● **RECORDED INFORMATION**
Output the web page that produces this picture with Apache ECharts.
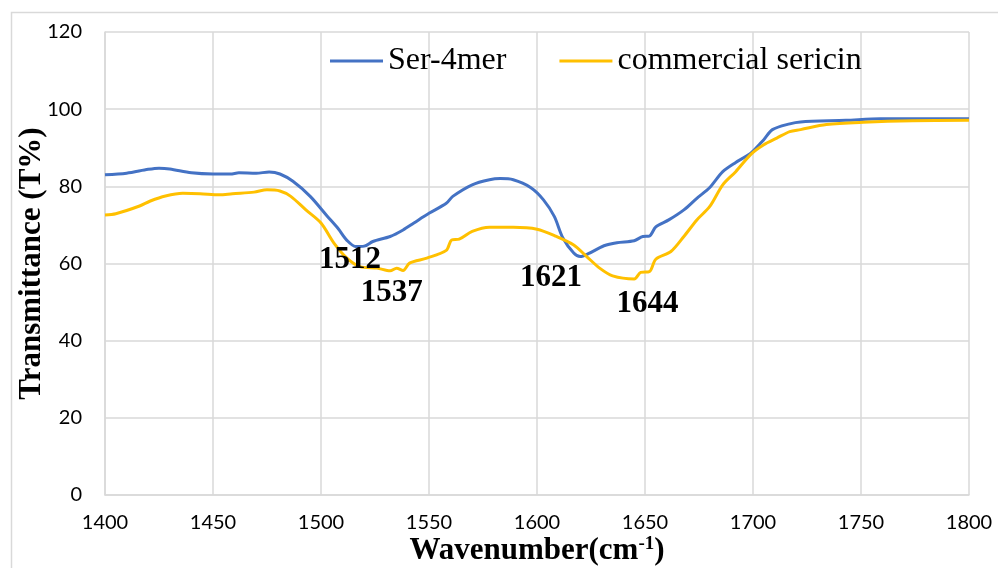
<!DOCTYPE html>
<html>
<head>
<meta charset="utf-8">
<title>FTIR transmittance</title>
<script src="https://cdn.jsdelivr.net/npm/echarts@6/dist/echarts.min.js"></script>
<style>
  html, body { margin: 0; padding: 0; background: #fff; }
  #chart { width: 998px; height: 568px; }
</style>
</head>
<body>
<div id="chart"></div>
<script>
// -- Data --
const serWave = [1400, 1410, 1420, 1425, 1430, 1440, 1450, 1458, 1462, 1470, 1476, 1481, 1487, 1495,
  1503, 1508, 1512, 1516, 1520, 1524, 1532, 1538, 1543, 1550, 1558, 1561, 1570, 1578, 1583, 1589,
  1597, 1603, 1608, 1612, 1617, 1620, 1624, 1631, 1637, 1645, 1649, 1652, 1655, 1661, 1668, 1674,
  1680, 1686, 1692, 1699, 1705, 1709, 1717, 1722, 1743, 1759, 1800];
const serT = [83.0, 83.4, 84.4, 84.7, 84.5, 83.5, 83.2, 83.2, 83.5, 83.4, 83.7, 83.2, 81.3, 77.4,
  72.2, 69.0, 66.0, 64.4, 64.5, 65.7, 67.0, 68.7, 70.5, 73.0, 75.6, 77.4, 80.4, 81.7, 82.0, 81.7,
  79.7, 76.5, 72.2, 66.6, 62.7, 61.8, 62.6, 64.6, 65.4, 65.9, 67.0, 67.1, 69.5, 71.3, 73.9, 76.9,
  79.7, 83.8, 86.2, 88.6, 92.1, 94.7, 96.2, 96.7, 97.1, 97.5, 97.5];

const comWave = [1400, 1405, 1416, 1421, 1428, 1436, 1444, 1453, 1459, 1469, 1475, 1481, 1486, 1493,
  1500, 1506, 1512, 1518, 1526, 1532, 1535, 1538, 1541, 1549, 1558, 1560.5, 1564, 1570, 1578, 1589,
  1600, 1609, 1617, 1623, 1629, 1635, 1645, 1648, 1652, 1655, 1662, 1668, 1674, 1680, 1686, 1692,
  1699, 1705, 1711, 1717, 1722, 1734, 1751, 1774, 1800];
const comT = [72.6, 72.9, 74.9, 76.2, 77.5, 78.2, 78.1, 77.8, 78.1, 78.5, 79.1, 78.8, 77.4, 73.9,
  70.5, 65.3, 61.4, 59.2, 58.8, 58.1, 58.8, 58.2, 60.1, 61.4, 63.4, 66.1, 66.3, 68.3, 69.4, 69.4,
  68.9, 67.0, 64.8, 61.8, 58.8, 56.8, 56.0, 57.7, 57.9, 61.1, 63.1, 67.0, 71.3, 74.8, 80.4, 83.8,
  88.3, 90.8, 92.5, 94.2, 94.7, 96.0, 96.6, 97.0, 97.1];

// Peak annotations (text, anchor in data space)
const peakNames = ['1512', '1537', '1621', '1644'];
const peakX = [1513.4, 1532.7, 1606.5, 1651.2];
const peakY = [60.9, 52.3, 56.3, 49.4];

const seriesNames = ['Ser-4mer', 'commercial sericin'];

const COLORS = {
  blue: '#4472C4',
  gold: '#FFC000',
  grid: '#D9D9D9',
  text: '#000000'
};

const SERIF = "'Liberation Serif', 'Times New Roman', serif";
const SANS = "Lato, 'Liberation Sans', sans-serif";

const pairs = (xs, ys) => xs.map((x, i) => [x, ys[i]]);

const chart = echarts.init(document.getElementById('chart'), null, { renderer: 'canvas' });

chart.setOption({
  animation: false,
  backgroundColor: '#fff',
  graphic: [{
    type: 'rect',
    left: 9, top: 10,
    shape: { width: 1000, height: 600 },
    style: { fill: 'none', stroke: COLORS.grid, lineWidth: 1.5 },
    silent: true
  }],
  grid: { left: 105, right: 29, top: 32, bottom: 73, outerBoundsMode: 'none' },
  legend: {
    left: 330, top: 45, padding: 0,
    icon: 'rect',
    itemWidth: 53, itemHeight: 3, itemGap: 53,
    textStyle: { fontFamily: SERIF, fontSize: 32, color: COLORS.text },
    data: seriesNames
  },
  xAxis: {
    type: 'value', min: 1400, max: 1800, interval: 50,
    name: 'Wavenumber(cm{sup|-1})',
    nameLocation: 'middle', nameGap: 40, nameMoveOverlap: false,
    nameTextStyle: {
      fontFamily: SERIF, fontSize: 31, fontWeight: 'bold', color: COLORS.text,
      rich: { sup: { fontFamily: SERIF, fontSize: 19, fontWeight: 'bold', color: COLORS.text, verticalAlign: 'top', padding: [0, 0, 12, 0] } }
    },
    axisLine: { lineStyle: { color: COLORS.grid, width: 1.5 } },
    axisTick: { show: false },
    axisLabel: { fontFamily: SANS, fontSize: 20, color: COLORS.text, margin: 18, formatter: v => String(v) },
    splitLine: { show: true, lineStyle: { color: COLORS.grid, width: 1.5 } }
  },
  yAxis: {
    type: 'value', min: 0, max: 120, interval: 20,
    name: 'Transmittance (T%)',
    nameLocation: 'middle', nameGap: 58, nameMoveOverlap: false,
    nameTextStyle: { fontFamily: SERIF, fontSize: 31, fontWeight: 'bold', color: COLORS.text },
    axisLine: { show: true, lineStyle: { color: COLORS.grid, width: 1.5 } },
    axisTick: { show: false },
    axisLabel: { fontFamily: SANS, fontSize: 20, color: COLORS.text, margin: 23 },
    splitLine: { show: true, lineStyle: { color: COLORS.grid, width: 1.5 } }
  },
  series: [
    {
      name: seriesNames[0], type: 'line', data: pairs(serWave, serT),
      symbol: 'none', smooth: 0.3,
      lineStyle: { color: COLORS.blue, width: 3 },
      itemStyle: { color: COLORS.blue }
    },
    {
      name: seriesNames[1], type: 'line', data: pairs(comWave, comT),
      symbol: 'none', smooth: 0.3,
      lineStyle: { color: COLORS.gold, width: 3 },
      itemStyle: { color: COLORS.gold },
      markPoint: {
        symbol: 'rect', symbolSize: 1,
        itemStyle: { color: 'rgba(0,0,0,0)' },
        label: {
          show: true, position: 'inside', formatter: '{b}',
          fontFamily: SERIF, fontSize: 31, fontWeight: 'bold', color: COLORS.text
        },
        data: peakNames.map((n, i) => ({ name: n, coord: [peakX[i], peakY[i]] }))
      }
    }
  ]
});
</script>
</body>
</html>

● **WHAT IS REQUIRED**
Copy the data exactly. Any picture it contains is to be omitted.

● **SOLUTION**
Output the web page that produces this picture with Apache ECharts.
<!DOCTYPE html>
<html>
<head>
<meta charset="utf-8">
<title>FTIR transmittance</title>
<script src="https://cdn.jsdelivr.net/npm/echarts@6/dist/echarts.min.js"></script>
<style>
  html, body { margin: 0; padding: 0; background: #fff; }
  #chart { width: 998px; height: 568px; }
</style>
</head>
<body>
<div id="chart"></div>
<script>
// -- Data --
const serWave = [1400, 1410, 1420, 1425, 1430, 1440, 1450, 1458, 1462, 1470, 1476, 1481, 1487, 1495,
  1503, 1508, 1512, 1516, 1520, 1524, 1532, 1538, 1543, 1550, 1558, 1561, 1570, 1578, 1583, 1589,
  1597, 1603, 1608, 1612, 1617, 1620, 1624, 1631, 1637, 1645, 1649, 1652, 1655, 1661, 1668, 1674,
  1680, 1686, 1692, 1699, 1705, 1709, 1717, 1722, 1743, 1759, 1800];
const serT = [83.0, 83.4, 84.4, 84.7, 84.5, 83.5, 83.2, 83.2, 83.5, 83.4, 83.7, 83.2, 81.3, 77.4,
  72.2, 69.0, 66.0, 64.4, 64.5, 65.7, 67.0, 68.7, 70.5, 73.0, 75.6, 77.4, 80.4, 81.7, 82.0, 81.7,
  79.7, 76.5, 72.2, 66.6, 62.7, 61.8, 62.6, 64.6, 65.4, 65.9, 67.0, 67.1, 69.5, 71.3, 73.9, 76.9,
  79.7, 83.8, 86.2, 88.6, 92.1, 94.7, 96.2, 96.7, 97.1, 97.5, 97.5];

const comWave = [1400, 1405, 1416, 1421, 1428, 1436, 1444, 1453, 1459, 1469, 1475, 1481, 1486, 1493,
  1500, 1506, 1512, 1518, 1526, 1532, 1535, 1538, 1541, 1549, 1558, 1560.5, 1564, 1570, 1578, 1589,
  1600, 1609, 1617, 1623, 1629, 1635, 1645, 1648, 1652, 1655, 1662, 1668, 1674, 1680, 1686, 1692,
  1699, 1705, 1711, 1717, 1722, 1734, 1751, 1774, 1800];
const comT = [72.6, 72.9, 74.9, 76.2, 77.5, 78.2, 78.1, 77.8, 78.1, 78.5, 79.1, 78.8, 77.4, 73.9,
  70.5, 65.3, 61.4, 59.2, 58.8, 58.1, 58.8, 58.2, 60.1, 61.4, 63.4, 66.1, 66.3, 68.3, 69.4, 69.4,
  68.9, 67.0, 64.8, 61.8, 58.8, 56.8, 56.0, 57.7, 57.9, 61.1, 63.1, 67.0, 71.3, 74.8, 80.4, 83.8,
  88.3, 90.8, 92.5, 94.2, 94.7, 96.0, 96.6, 97.0, 97.1];

// Peak annotations (text, anchor in data space)
const peakNames = ['1512', '1537', '1621', '1644'];
const peakX = [1513.4, 1532.7, 1606.5, 1651.2];
const peakY = [60.9, 52.3, 56.3, 49.4];

const seriesNames = ['Ser-4mer', 'commercial sericin'];

const COLORS = {
  blue: '#4472C4',
  gold: '#FFC000',
  grid: '#D9D9D9',
  text: '#000000'
};

const SERIF = "'Liberation Serif', 'Times New Roman', serif";
const SANS = "Lato, 'Liberation Sans', sans-serif";

const pairs = (xs, ys) => xs.map((x, i) => [x, ys[i]]);

const chart = echarts.init(document.getElementById('chart'), null, { renderer: 'canvas' });

chart.setOption({
  animation: false,
  backgroundColor: '#fff',
  graphic: [{
    type: 'rect',
    left: 9, top: 10,
    shape: { width: 1000, height: 600 },
    style: { fill: 'none', stroke: COLORS.grid, lineWidth: 1.5 },
    silent: true
  }],
  grid: { left: 105, right: 29, top: 32, bottom: 73, outerBoundsMode: 'none' },
  legend: {
    left: 330, top: 45, padding: 0,
    icon: 'rect',
    itemWidth: 53, itemHeight: 3, itemGap: 53,
    textStyle: { fontFamily: SERIF, fontSize: 32, color: COLORS.text },
    data: seriesNames
  },
  xAxis: {
    type: 'value', min: 1400, max: 1800, interval: 50,
    name: 'Wavenumber(cm{sup|-1})',
    nameLocation: 'middle', nameGap: 40, nameMoveOverlap: false,
    nameTextStyle: {
      fontFamily: SERIF, fontSize: 31, fontWeight: 'bold', color: COLORS.text,
      rich: { sup: { fontFamily: SERIF, fontSize: 19, fontWeight: 'bold', color: COLORS.text, verticalAlign: 'top', padding: [0, 0, 12, 0] } }
    },
    axisLine: { lineStyle: { color: COLORS.grid, width: 1.5 } },
    axisTick: { show: false },
    axisLabel: { fontFamily: SANS, fontSize: 20, color: COLORS.text, margin: 18, formatter: v => String(v) },
    splitLine: { show: true, lineStyle: { color: COLORS.grid, width: 1.5 } }
  },
  yAxis: {
    type: 'value', min: 0, max: 120, interval: 20,
    name: 'Transmittance (T%)',
    nameLocation: 'middle', nameGap: 58, nameMoveOverlap: false,
    nameTextStyle: { fontFamily: SERIF, fontSize: 31, fontWeight: 'bold', color: COLORS.text },
    axisLine: { show: true, lineStyle: { color: COLORS.grid, width: 1.5 } },
    axisTick: { show: false },
    axisLabel: { fontFamily: SANS, fontSize: 20, color: COLORS.text, margin: 23 },
    splitLine: { show: true, lineStyle: { color: COLORS.grid, width: 1.5 } }
  },
  series: [
    {
      name: seriesNames[0], type: 'line', data: pairs(serWave, serT),
      symbol: 'none', smooth: 0.3,
      lineStyle: { color: COLORS.blue, width: 3 },
      itemStyle: { color: COLORS.blue }
    },
    {
      name: seriesNames[1], type: 'line', data: pairs(comWave, comT),
      symbol: 'none', smooth: 0.3,
      lineStyle: { color: COLORS.gold, width: 3 },
      itemStyle: { color: COLORS.gold },
      markPoint: {
        symbol: 'rect', symbolSize: 1,
        itemStyle: { color: 'rgba(0,0,0,0)' },
        label: {
          show: true, position: 'inside', formatter: '{b}',
          fontFamily: SERIF, fontSize: 31, fontWeight: 'bold', color: COLORS.text
        },
        data: peakNames.map((n, i) => ({ name: n, coord: [peakX[i], peakY[i]] }))
      }
    }
  ]
});
</script>
</body>
</html>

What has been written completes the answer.